The dagger raced ahead of him to sink into the throat of a clone. The man collapsed, gagging on blood as Galahad came up in a battle crouch beside him. Galahad yanked out the dagger and sliced its sharp edge across the man’s throat, before spinning around on one knee.
He slashed outward with both daggers. The double blades cut through another clone’s stomach, eviscerating him. The man dropped to his knees, his hands wrapping around his severed midsection, and then toppled sideways to the wooden floorboards.
Danyael had seen Zara fight. She was a marvel in hand-to-hand combat, both graceful and deadly. Galahad, however, was death incarnate and in a class of his own. A chill chased through Danyael.
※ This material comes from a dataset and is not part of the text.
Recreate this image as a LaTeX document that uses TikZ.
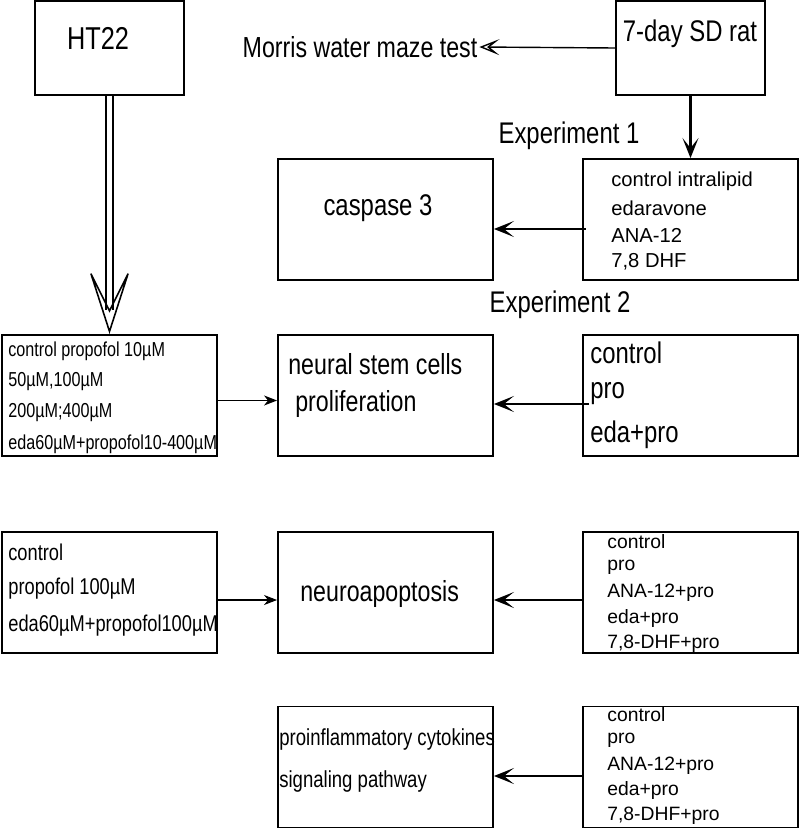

He could not let Zara fight Galahad; she would not win.
Galahad turned on his third clone, his daggers flashing. The fourth man pulled out his handgun and aimed it at Galahad.
Danyael reached out and touched the fourth man. The man was psychically shielded,
but it did not matter. Psychic shields provided no defense against direct contact from an alpha empath.
Skin touched skin.
The abuse Danyael had suffered for the first twelve years of his life as an undiagnosed alpha empath fueled the dark side of his empathic powers. It gave him the power to kill.
I’m sorry. Danyael’s heart, as always, recoiled, but his mind pushed out. The hell of his childhood churned past psychic shields, leeching into the clone, into a mind unprepared to deal with the amplified echo of an alpha empath’s emotional pain.
Danyael knew that to the clone, the echo was a deafening scream drenched with pain that would have driven the clone to his knees if he were not held upright by the hope that anchored the compelling psychic whisper. Kill yourself. End the pain.
Driven mad, pushed beyond despair, the clone turned the gun on himself and pulled the trigger. Blood, flecks of bone, and brain matter splattered against the wall.
Galahad spun around as the clone collapsed, the blood-drenched body folding in upon itself. His gaze flashed through the room before locking on Danyael’s face.
Gunfire rattled through the house. The emotional bombardment of the SOF officers’ panic and fear against Danyael’s psychic shields vanished. The SOF teams were dead.
We’re out of time.
Danyael pushed Galahad against the wall and pressed a hand against Galahad’s heart. His empathic powers attuned to the delicate balance of the human body. The nanotechnology embedded in Galahad’s chest responded, accepting Danyael’s living genetic signature and resetting the countdown on the bio-tracker nestled next to Galahad’s heart.
Twenty-four hours. Danyael prayed he would have another opportunity to reset the countdown before Galahad ran out of time.
Danyael ripped Galahad’s mask off his face, twisted around, and tossed it from his hand. The mask landed on top of one of the dead clones.